2
$\begingroup$

Suppose matrix $A$ is an $n \times n$ orthogonal matrix and $S=\{\vec{u}_1, \vec{u}_2, \ldots, \vec{u}_n\}$ where $\vec{u}_1, \vec{u}_2, \ldots, \vec{u}_n$ are orthogonal to each other.

Now, since both $A$ and $S$ are orthogonal, by definition, I know that the matrix $T=AS=\begin{bmatrix} A\vec{u}_1 & A\vec{u}_2 & \cdots & A\vec{u}_n \end{bmatrix}$ is also orthogonal. But why is $T$ orthogonal too?

I tried to do this to prove that $T$ is orthogonal: $\begin{align*} T&=AS\\ T^TT&=(AS)^TAS\\ T^TT&=S^TA^TAS \end{align*}$ At this point, I am stuck because $A^TA$ don't give me the identity matrix unless $A$ is orthonormal, which it isn't ($A$ is only orthogonal). This goes the same for $S$. How should I move on from here to show that $T$ is indeed orthogonal?

  • 0
    Thanks for the help. It's kind of weird that both orthogonal and orthonormal seems to mean the same thing. It is confusing sometimes.2011-11-13

2 Answers 2

3

Although discussion in the comments showed that this was more clarifying the terminology than a real question, I'm adding a few points from the comments here, so that the question is not left unanswered.

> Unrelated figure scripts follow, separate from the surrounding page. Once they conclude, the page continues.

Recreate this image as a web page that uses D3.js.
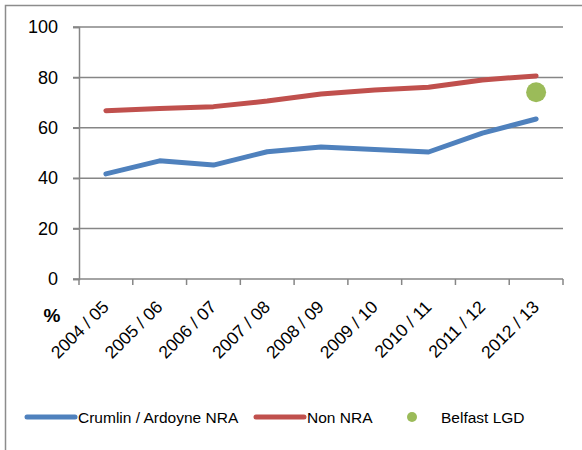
<!DOCTYPE html>
<html>
<head>
<meta charset="utf-8">
<script src="https://cdn.jsdelivr.net/npm/d3@7"></script>
<style>
  html, body { margin: 0; padding: 0; background: #fff; }
  svg { display: block; }
  text { font-family: "Liberation Sans", Arial, sans-serif; fill: #000; }
</style>
</head>
<body>
<svg id="chart" width="582" height="450"></svg>
<script>
const categories = ["2004 / 05","2005 / 06","2006 / 07","2007 / 08","2008 / 09","2009 / 10","2010 / 11","2011 / 12","2012 / 13"];
const crumlinValues = [41.7, 46.9, 45.2, 50.5, 52.4, 51.4, 50.4, 57.9, 63.5];
const nonNraValues = [66.8, 67.7, 68.4, 70.6, 73.4, 75.0, 76.1, 79.0, 80.6];
const belfastCategory = "2012 / 13";
const belfastValue = 74.1;
const yTicks = [0, 20, 40, 60, 80, 100];

const colors = { crumlin: "#4F81BD", nonNra: "#C0504D", belfast: "#9BBB59", grid: "#868686" };

const svg = d3.select("#chart");

// outer chart border (clipped at right and bottom like the reference)
svg.append("rect")
  .attr("x", 5.5).attr("y", 5.5).attr("width", 700).attr("height", 600)
  .attr("fill", "none").attr("stroke", "#8c8c8c").attr("stroke-width", 1.5);

const x = d3.scaleBand().domain(categories).range([79, 563]);
const y = d3.scaleLinear().domain([0, 100]).range([279, 27]);

// gridlines
svg.append("g").selectAll("line").data(yTicks).join("line")
  .attr("x1", 73).attr("x2", 563)
  .attr("y1", d => y(d)).attr("y2", d => y(d))
  .attr("stroke", colors.grid).attr("stroke-width", 1.5);

// y axis
const yAxis = svg.append("g").attr("transform", "translate(79,0)")
  .call(d3.axisLeft(y).tickValues(yTicks).tickSize(6).tickPadding(15));
yAxis.select(".domain").attr("stroke", colors.grid).attr("stroke-width", 1.5);
yAxis.selectAll(".tick line").attr("stroke", colors.grid).attr("stroke-width", 1.5);
yAxis.selectAll(".tick text").attr("font-size", 18).attr("font-family", "Liberation Sans, Arial, sans-serif").attr("fill", "#000");

// x axis tick marks at category boundaries
const boundaries = categories.map(c => x(c)).concat([x.range()[1]]);
svg.append("g").selectAll("line").data(boundaries).join("line")
  .attr("x1", d => d).attr("x2", d => d)
  .attr("y1", y(0)).attr("y2", y(0) + 6)
  .attr("stroke", colors.grid).attr("stroke-width", 1.5);

// x labels
svg.append("g").selectAll("text").data(categories).join("text")
  .attr("transform", d => `translate(${x(d) + x.bandwidth() / 2 + 4},${y(0) + 29}) rotate(-45)`)
  .attr("text-anchor", "end")
  .attr("font-size", 17.5)
  .text(d => d);

// % label
svg.append("text").attr("x", 52).attr("y", 322).attr("text-anchor", "middle")
  .attr("font-size", 19).attr("font-weight", "bold").text("%");

const cx = d => x(d) + x.bandwidth() / 2;
const line = d3.line().x(d => cx(d.c)).y(d => y(d.v));

svg.append("path")
  .datum(categories.map((c, i) => ({ c, v: nonNraValues[i] })))
  .attr("d", line).attr("fill", "none").attr("stroke", colors.nonNra)
  .attr("stroke-width", 5).attr("stroke-linecap", "round").attr("stroke-linejoin", "round");

svg.append("path")
  .datum(categories.map((c, i) => ({ c, v: crumlinValues[i] })))
  .attr("d", line).attr("fill", "none").attr("stroke", colors.crumlin)
  .attr("stroke-width", 5).attr("stroke-linecap", "round").attr("stroke-linejoin", "round");

svg.append("circle")
  .attr("cx", cx(belfastCategory)).attr("cy", y(belfastValue)).attr("r", 10)
  .attr("fill", colors.belfast);

// legend
const legend = svg.append("g").attr("font-size", 15.5);
const ly = 417;
legend.append("line").attr("x1", 27).attr("x2", 75).attr("y1", ly).attr("y2", ly)
  .attr("stroke", colors.crumlin).attr("stroke-width", 5).attr("stroke-linecap", "round");
legend.append("text").attr("x", 78).attr("y", ly + 5.5).text("Crumlin / Ardoyne NRA");
legend.append("line").attr("x1", 256).attr("x2", 304).attr("y1", ly).attr("y2", ly)
  .attr("stroke", colors.nonNra).attr("stroke-width", 5).attr("stroke-linecap", "round");
legend.append("text").attr("x", 307).attr("y", ly + 5.5).text("Non NRA");
legend.append("circle").attr("cx", 412).attr("cy", ly).attr("r", 5).attr("fill", colors.belfast);
legend.append("text").attr("x", 441).attr("y", ly + 5.5).text("Belfast LGD");
</script>
</body>
</html>
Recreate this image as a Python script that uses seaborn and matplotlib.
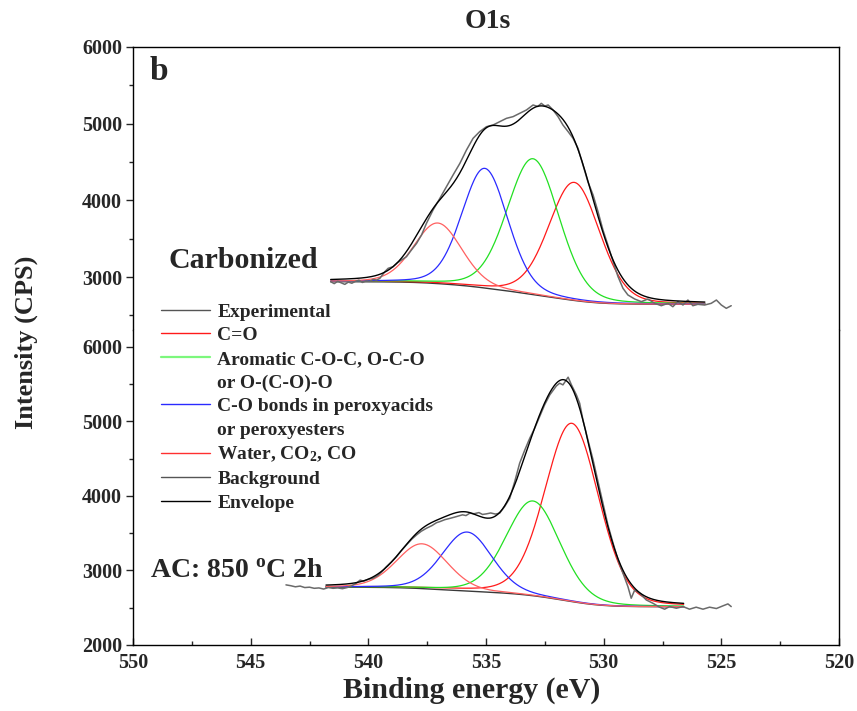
import numpy as np
import pandas as pd
import matplotlib
matplotlib.use("Agg")
import matplotlib.pyplot as plt
import seaborn as sns
from matplotlib.lines import Line2D
from matplotlib.ticker import MultipleLocator

# ---------------- data ----------------
# Carbonized sample, O1s survey (binding energy in eV, counts per second)
top_exp_be = [541.60, 541.45, 541.30, 541.15, 541.00, 540.85, 540.70, 540.55, 540.40, 540.25,
              540.10, 539.95, 539.80, 539.65, 539.51, 539.30, 539.16, 538.95, 538.80, 538.59,
              538.38, 538.17, 537.95, 537.74, 537.53, 537.25, 536.96, 536.68, 536.40, 536.11,
              535.83, 535.55, 535.27, 534.98, 534.70, 534.42, 534.13, 533.85, 533.57, 533.28,
              533.00, 532.80, 532.65, 532.50, 532.36, 532.15, 531.94, 531.73, 531.51, 531.30,
              531.09, 530.88, 530.67, 530.45, 530.24, 530.03, 529.82, 529.60, 529.39, 529.18,
              528.97, 528.68, 528.40, 528.12, 527.83, 527.55, 527.27, 527.06, 526.85, 526.63,
              526.42, 526.21, 526.00, 525.71, 525.43, 525.21, 525.00, 524.79, 524.58]
top_exp_cps = [2940, 2915, 2945, 2925, 2905, 2935, 2920, 2945, 2960, 2930,
               2950, 2945, 2970, 2962, 2984, 3070, 3114, 3136, 3179, 3223,
               3266, 3353, 3440, 3549, 3701, 3875, 4027, 4179, 4331, 4483,
               4657, 4809, 4896, 4961, 4983, 5026, 5070, 5092, 5135, 5179,
               5244, 5225, 5265, 5230, 5244, 5179, 5092, 4983, 4896, 4809,
               4679, 4462, 4244, 4070, 3853, 3614, 3418, 3201, 3006, 2854,
               2767, 2714, 2680, 2714, 2658, 2627, 2658, 2614, 2680, 2636,
               2701, 2627, 2645, 2636, 2658, 2701, 2636, 2593, 2627]

# AC: 850 °C 2h sample
bot_exp_be = [543.50, 543.30, 543.10, 542.90, 542.70, 542.50, 542.30, 542.10, 541.90, 541.70,
              541.50, 541.30, 541.10, 540.90, 540.70, 540.50, 540.35, 540.20, 540.00, 539.80,
              539.60, 539.40, 539.23, 539.00, 538.80, 538.60, 538.38, 538.15, 537.95, 537.75,
              537.53, 537.30, 537.10, 536.96, 536.75, 536.50, 536.26, 536.00, 535.85, 535.69,
              535.50, 535.30, 535.15, 534.98, 534.80, 534.60, 534.42, 534.20, 533.99, 533.78,
              533.57, 533.35, 533.14, 532.93, 532.72, 532.51, 532.29, 532.01, 531.87, 531.73,
              531.51, 531.37, 531.16, 531.02, 530.88, 530.67, 530.45, 530.24, 530.03, 529.82,
              529.60, 529.39, 529.18, 528.97, 528.83, 528.68, 528.47, 528.19, 527.91, 527.62,
              527.41, 527.20, 526.91, 526.63, 526.35, 526.07, 525.78, 525.50, 525.21, 524.93,
              524.72, 524.58]
bot_exp_cps = [2806, 2795, 2780, 2790, 2770, 2775, 2760, 2765, 2750, 2770,
               2760, 2765, 2755, 2770, 2795, 2830, 2870, 2855, 2880, 2895,
               2930, 2990, 3051, 3120, 3185, 3265, 3342, 3420, 3476, 3525,
               3565, 3600, 3640, 3654, 3680, 3700, 3721, 3745, 3735, 3767,
               3760, 3775, 3750, 3758, 3770, 3755, 3767, 3860, 3968, 4190,
               4437, 4615, 4772, 4906, 5062, 5219, 5353, 5473, 5509, 5487,
               5590, 5487, 5353, 5241, 5017, 4749, 4481, 4190, 3900, 3610,
               3364, 3141, 2962, 2783, 2627, 2738, 2694, 2604, 2560, 2507,
               2480, 2515, 2493, 2515, 2480, 2507, 2480, 2507, 2489, 2525,
               2551, 2515]

# Fitted components: C=O, aromatic C-O-C / O-C-O, peroxy C-O, water/CO2/CO
component_names = ["C=O", "Aromatic", "Peroxy", "Water"]
top_centers = [531.25, 533.00, 535.05, 537.05]
top_heights = [1540, 1770, 1560, 790]
top_fwhm = [2.55, 2.60, 2.30, 2.40]
bot_centers = [531.35, 533.00, 535.80, 537.72]
bot_heights = [2390, 1270, 790, 600]
bot_fwhm = [2.70, 2.70, 2.50, 2.55]

# Shirley background: fit window and end levels (low-BE end, high-BE end)
top_fit_window = [525.7, 541.6]
top_bg_levels = [2645, 2940]
bot_fit_window = [526.6, 541.8]
bot_bg_levels = [2512, 2775]

# ---------------- style ----------------
sns.set_style("ticks")
plt.rcParams["font.family"] = ["Liberation Serif", "DejaVu Serif"]
plt.rcParams["font.weight"] = "bold"
plt.rcParams["mathtext.fontset"] = "custom"
plt.rcParams["mathtext.rm"] = "Liberation Serif:bold"
plt.rcParams["mathtext.bf"] = "Liberation Serif:bold"
plt.rcParams["mathtext.it"] = "Liberation Serif:bold"
plt.rcParams["mathtext.default"] = "bf"
plt.rcParams["axes.linewidth"] = 1.0

colors = {"C=O": "#ff1a1a", "Aromatic": "#22e022", "Peroxy": "#2a2aff", "Water": "#ff6060"}
exp_color = "#6a6a6a"
bg_color = "#3a3a3a"
env_color = "#000000"


def gl_peak(be, center, height, fwhm, mix=0.18):
    sigma = fwhm / 2.3548
    gamma = fwhm / 2.0
    g = np.exp(-(be - center) ** 2 / (2 * sigma ** 2))
    lor = 1.0 / (1.0 + ((be - center) / gamma) ** 2)
    return height * ((1 - mix) * g + mix * lor)


def shirley(be, peak_sum, lo, hi):
    area = np.concatenate([[0.0], np.cumsum(0.5 * (peak_sum[1:] + peak_sum[:-1]) * np.diff(be))])
    return lo + (hi - lo) * area / area[-1]


def draw_panel(ax, exp_be, exp_cps, centers, heights, fwhms, window, bg_levels):
    be = np.linspace(window[0], window[1], 500)
    peaks = [gl_peak(be, c, h, w) for c, h, w in zip(centers, heights, fwhms)]
    total = np.sum(peaks, axis=0)
    bg = shirley(be, total, bg_levels[0], bg_levels[1])

    sns.lineplot(x=be, y=bg, ax=ax, color=bg_color, lw=1.0, sort=False, estimator=None)
    for name, p in zip(component_names, peaks):
        sns.lineplot(x=be, y=bg + p, ax=ax, color=colors[name], lw=0.9,
                     sort=False, estimator=None)
    df = pd.DataFrame({"be": exp_be, "cps": exp_cps})
    sns.lineplot(data=df, x="be", y="cps", ax=ax, color=exp_color, lw=1.1,
                 sort=False, estimator=None)
    sns.lineplot(x=be, y=bg + total, ax=ax, color=env_color, lw=1.0,
                 sort=False, estimator=None)


W, H = 857, 711
fig = plt.figure(figsize=(W / 100, H / 100), dpi=100)
left, right = 133 / W, 839 / W
y_top, y_mid, y_bot = 1 - 47 / H, 1 - 330 / H, 1 - 645 / H
ax_top = fig.add_axes([left, y_mid, right - left, y_top - y_mid])
ax_bot = fig.add_axes([left, y_bot, right - left, y_mid - y_bot])

draw_panel(ax_top, top_exp_be, top_exp_cps, top_centers, top_heights, top_fwhm,
           top_fit_window, top_bg_levels)
draw_panel(ax_bot, bot_exp_be, bot_exp_cps, bot_centers, bot_heights, bot_fwhm,
           bot_fit_window, bot_bg_levels)

for ax in (ax_top, ax_bot):
    ax.set_xlim(550, 520)
    ax.set_xlabel("")
    ax.set_ylabel("")
    ax.yaxis.set_major_locator(MultipleLocator(1000))
    ax.yaxis.set_minor_locator(MultipleLocator(500))
    ax.xaxis.set_major_locator(MultipleLocator(5))
    ax.xaxis.set_minor_locator(MultipleLocator(2.5))
    ax.tick_params(axis="y", which="major", direction="out", length=5, width=1,
                   labelsize=14.5, pad=3)
    ax.tick_params(axis="y", which="minor", direction="out", length=3, width=1)
    for s in ax.spines.values():
        s.set_color("black")

ax_top.set_ylim(6000 - 283 / 0.0767, 6000)
ax_bot.set_ylim(2000, 2000 + 315 / 0.0746)
ax_top.set_yticks([3000, 4000, 5000, 6000])
ax_bot.set_yticks([2000, 3000, 4000, 5000, 6000])
ax_top.set_yticklabels(["3000", "4000", "5000", "6000"], fontsize=14.5, fontweight="bold")
ax_bot.set_yticklabels(["2000", "3000", "4000", "5000", "6000"], fontsize=14.5, fontweight="bold")

ax_top.spines["bottom"].set_visible(False)
ax_top.tick_params(axis="x", which="both", bottom=False, labelbottom=False)
ax_bot.spines["top"].set_visible(False)
ax_bot.tick_params(axis="x", which="major", direction="in", length=5, width=1,
                   labelsize=14.5, pad=6)
ax_bot.tick_params(axis="x", which="minor", direction="in", length=3, width=1)
ax_bot.set_xticks([550, 545, 540, 535, 530, 525, 520])
ax_bot.set_xticklabels(["550", "545", "540", "535", "530", "525", "520"],
                       fontsize=14.5, fontweight="bold")

# panel annotations
ax_top.text(0.024, 0.912, "b", transform=ax_top.transAxes, fontsize=24,
            fontweight="bold", va="center", ha="left")
ax_top.text(0.0496, 0.247, "Carbonized", transform=ax_top.transAxes, fontsize=21.5,
            fontweight="bold", va="center", ha="left")
ax_bot.text(0.024, 0.238, "AC: 850 $^{o}$C 2h", transform=ax_bot.transAxes, fontsize=20,
            fontweight="bold", va="center", ha="left")

fig.text(488 / W, 1 - 22 / H, "O1s", fontsize=20, fontweight="bold", ha="center", va="center")
fig.text(472 / W, 1 - 690 / H, "Binding energy (eV)", fontsize=21.5, fontweight="bold",
         ha="center", va="center")
fig.text(26 / W, 1 - 342 / H, "Intensity (CPS)", fontsize=19, fontweight="bold",
         ha="center", va="center", rotation=90)

blank = Line2D([], [], color="none")
handles = [Line2D([], [], color="#555555", lw=1.0),
           Line2D([], [], color="#ff1a1a", lw=1.0),
           Line2D([], [], color="#7cf77c", lw=1.6),
           blank,
           Line2D([], [], color="#2a2aff", lw=1.0),
           blank,
           Line2D([], [], color="#ff3030", lw=1.0),
           Line2D([], [], color="#555555", lw=1.0),
           Line2D([], [], color="#000000", lw=1.0)]
labels = ["Experimental", "C=O", "Aromatic C-O-C, O-C-O", "or O-(C-O)-O",
          "C-O bonds in peroxyacids", "or peroxyesters", "Water, CO$_2$, CO",
          "Background", "Envelope"]
fig.legend(handles, labels, loc="upper left", bbox_to_anchor=(161 / W, 1 - 303 / H),
           frameon=False, prop={"weight": "bold", "size": 14},
           handlelength=2.5, handletextpad=0.4, labelspacing=0.31, borderpad=0,
           borderaxespad=0)

fig.savefig("out.png", dpi=100)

If a matrix A is orthogonal, it means $AA^T=A^TA=I$. (At least it is the usual terminology.) Hence if $S$ and $T$ are orthogonal, you get $T^TT=S^TA^TAS=S^TS=I$.

If you only assume that columns are orthogonal, then this set of matrices is not closed under product: $\begin{pmatrix} 2 & 0 \\ 0 & 1 \\ \end{pmatrix} \begin{pmatrix} 1 & 1 \\ 1 & -1 \\ \end{pmatrix} = \begin{pmatrix} 2 & 2 \\ 1 & -1 \\ \end{pmatrix} $.

Although google returns several hits for "column orthogonal matrix" and "row orthogonal matrix", I don't know whether it is standard terminology.

1

One way to see that this ought to be a group, is that the set of orthogonal matrices is "equal" to the set of linear isometries of the Euclidean space (assuming you are indeed working with matrices whose entries are real numbers). Composing two isometries gives an isometry, and if they both are linear, the composition is.

P.S: The term "equal" is between quotation marks, because we need to impose an equivalence relation on the set of matrices to get a genuine equality.